Horror thrives on explicit shock, terror on lingering disquiet and dread.
This in essence is Ann Radcliffe’s famous distinction between fright and fear. Mrs. Radcliffe was the undisputed mistress of Gothic fiction- when it comes to spooky and scary, I consider her an expert.
The Haunting, Dead of Night and Cat People have a few things in common. They are all in black and white. They all succeeded in unsettling, if not outright frightening me. And they are all horror films that are more concerned with terror.
The Haunting opens on a silhouette of the proverbial old, dark house as an unseen narrator intones: “Hill House had stood for ninety years and might stand for ninety more. Silence lay steadily against the wood and stone…and whatever walked there, walked alone.” Welcome to the architectural equivalent of your worst nightmare: enjoy your stay! Wealthy misanthrope Hugh Crain builds Hill House in a remote corner of New England. Over the decades it earns an infamous reputation, its history littered with sudden, inexplicable and yes, unnatural deaths. Psychic researcher and anthropologist Dr. Markway (Richard Johnson) decides the house is ripe for study and assembles a team to explore it: Eleanor (Julie Harris), timid, tense, fraying at the edges; Theo (Claire Bloom), self-assured and supposedly gifted with ESP; and Luke (Russ Tamblyn), heir to the house and a committed sceptic. A good time is not had by all.
To those of you who have only seen the remake, please do not be put off. Liam Neeson, Catherine Zeta-Jones and Owen Wilson competing with clunky special effects is not scary. This film is. A sense of dread is imbedded in the very fabric of Hill House. You cannot help but feel uneasy because everything is slightly off. Doors hang permanently askew; clever camera angles ensure there are no square corners in the house. A superabundance of mirrors means the place is eerily crowded: there often seem to be more people in a room than there ought to be. Director Robert Wise is not afraid of leaving much to the audience’s imagination and this is the film’s greatest strength. Convincing performances draw you in; your own mind does the rest. (I promise you will never look at floral wallpaper the same way again.)

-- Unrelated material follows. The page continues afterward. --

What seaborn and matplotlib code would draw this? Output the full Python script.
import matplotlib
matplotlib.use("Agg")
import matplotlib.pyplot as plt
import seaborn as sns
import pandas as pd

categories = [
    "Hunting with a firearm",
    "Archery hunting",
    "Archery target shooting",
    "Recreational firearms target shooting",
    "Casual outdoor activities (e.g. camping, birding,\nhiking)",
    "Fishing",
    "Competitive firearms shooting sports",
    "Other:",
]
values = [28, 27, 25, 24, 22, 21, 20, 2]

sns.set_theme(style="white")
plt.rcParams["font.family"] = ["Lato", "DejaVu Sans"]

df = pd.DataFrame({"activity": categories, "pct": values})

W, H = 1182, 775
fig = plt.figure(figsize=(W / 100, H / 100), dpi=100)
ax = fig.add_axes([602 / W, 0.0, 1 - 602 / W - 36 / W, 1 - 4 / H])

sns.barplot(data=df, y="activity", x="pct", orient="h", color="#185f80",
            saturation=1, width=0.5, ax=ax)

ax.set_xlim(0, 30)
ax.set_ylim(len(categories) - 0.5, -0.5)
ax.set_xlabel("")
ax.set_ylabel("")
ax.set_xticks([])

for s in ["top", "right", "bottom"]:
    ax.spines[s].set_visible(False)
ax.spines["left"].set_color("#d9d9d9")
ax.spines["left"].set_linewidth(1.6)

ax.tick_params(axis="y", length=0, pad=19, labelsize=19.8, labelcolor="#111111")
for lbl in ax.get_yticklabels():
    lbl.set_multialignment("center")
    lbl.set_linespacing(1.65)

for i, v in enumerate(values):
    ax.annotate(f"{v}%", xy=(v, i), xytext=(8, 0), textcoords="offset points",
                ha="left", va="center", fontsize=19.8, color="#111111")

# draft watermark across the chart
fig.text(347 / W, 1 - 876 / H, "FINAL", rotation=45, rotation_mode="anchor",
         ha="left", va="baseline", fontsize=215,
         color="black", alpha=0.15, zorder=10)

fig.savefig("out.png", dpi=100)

The evil which permeates Hill House may defy explanation, but a need to unravel mysteries is central to Dead of Night. An architect arrives at a country house and experiences a serious case of déjà vu: he predicts what his host will say before he says it; he knows his way around a house he has never visited; and everyone that awaits him in the living room is straight out of his recurring dream. Intrigued, the other guests start swapping their own supernatural stories, creating an anthology film of the sort popular in the 1960s and 70s- think Twice Told Tales or From Beyond the Grave, but with less gore. As with all anthologies some stories work better than others. “The Hearse Driver” does wonders with long pauses and a dead silence. “Christmas Party” is melancholy and atmospheric, while “Golfing Story” tries to be funny and ends up the least successful of the bunch- ironic considering Ealing Studios is famous for its comedies. The star attraction is “Ventriloquist’s Dummy”, featuring the great Michael Redgrave as a demented cabaret entertainer. The idea of a malevolent dummy with a life of its own isn’t new, but Redgrave is so compelling he dominates the entire film.

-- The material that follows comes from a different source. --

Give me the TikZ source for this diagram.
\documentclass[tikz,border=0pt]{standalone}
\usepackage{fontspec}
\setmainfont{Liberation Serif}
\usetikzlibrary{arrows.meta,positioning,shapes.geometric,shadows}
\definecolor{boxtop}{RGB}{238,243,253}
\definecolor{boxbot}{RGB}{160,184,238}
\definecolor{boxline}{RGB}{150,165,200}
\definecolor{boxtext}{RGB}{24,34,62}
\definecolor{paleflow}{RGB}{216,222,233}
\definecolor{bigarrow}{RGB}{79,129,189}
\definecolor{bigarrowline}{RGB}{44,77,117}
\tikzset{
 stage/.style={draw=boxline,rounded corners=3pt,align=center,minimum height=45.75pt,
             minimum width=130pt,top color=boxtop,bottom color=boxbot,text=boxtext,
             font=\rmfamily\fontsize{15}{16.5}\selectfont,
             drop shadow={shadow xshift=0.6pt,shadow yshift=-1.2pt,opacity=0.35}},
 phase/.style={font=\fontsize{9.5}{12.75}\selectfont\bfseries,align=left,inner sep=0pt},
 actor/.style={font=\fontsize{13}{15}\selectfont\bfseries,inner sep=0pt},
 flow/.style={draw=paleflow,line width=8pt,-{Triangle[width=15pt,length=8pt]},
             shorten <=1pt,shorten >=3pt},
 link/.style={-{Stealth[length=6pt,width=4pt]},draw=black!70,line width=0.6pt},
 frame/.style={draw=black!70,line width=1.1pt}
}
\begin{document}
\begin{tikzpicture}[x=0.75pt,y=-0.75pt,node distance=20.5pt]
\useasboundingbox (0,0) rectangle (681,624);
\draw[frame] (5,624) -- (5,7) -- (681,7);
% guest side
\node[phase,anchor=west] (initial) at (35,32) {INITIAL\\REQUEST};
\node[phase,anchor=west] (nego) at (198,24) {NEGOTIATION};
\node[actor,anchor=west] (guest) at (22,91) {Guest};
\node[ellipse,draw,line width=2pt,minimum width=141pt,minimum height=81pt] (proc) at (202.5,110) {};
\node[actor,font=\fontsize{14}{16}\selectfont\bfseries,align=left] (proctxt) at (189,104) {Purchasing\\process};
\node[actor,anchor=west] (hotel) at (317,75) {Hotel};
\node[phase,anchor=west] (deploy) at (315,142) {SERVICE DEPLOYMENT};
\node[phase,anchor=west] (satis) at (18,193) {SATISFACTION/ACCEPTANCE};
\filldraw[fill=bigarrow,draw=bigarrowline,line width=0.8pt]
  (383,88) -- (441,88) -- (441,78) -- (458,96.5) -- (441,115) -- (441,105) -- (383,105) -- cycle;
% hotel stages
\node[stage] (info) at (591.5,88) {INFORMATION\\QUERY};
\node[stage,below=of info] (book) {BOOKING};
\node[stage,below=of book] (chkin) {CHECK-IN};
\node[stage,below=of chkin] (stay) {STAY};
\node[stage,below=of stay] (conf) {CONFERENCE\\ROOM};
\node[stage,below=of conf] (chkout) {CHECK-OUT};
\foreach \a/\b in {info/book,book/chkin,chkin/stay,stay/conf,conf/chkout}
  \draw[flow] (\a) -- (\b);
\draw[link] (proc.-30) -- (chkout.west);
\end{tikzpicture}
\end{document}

I enjoyed Dead of Night and The Haunting so much it’s a pity I can’t say the same about Cat People. Shot on a shoestring budget, it is celebrated for its ‘less is more’ approach to terror. Alas, it wasn’t that satisfying. The opening quotation about ancient sin was doubtless designed to confer a sense of gravitas on proceedings. It doesn’t and it’s all downhill from there. Simone Simon might as well have had a neon sign flashing above her declaring ‘mysterious and exotic’ and none of the other characters are particularly subtle or involving either. If a film is going to scare me I ought to care about its protagonists- or else what’s the point? Nevertheless one moment did catch my eye: Irena (Simon) following Alice (Jane Randolph) down the street. Darkness, save the light from occasional streetlamps. The clatter of heels on pavement. Alice walks out of the frame but Irena doesn’t appear behind her– just where did she go? It’s a superior sequence in a largely disappointing movie.
Writing this post reminded me of Catherine Morland- Jane Austen heroine and Ann Radcliffe devotee- clutching a list of recommended Gothic novels in Northanger Abbey: ‘But are you sure they are all horrid?’ Are these tales of terror actually frightening? Yes, they (mostly) are.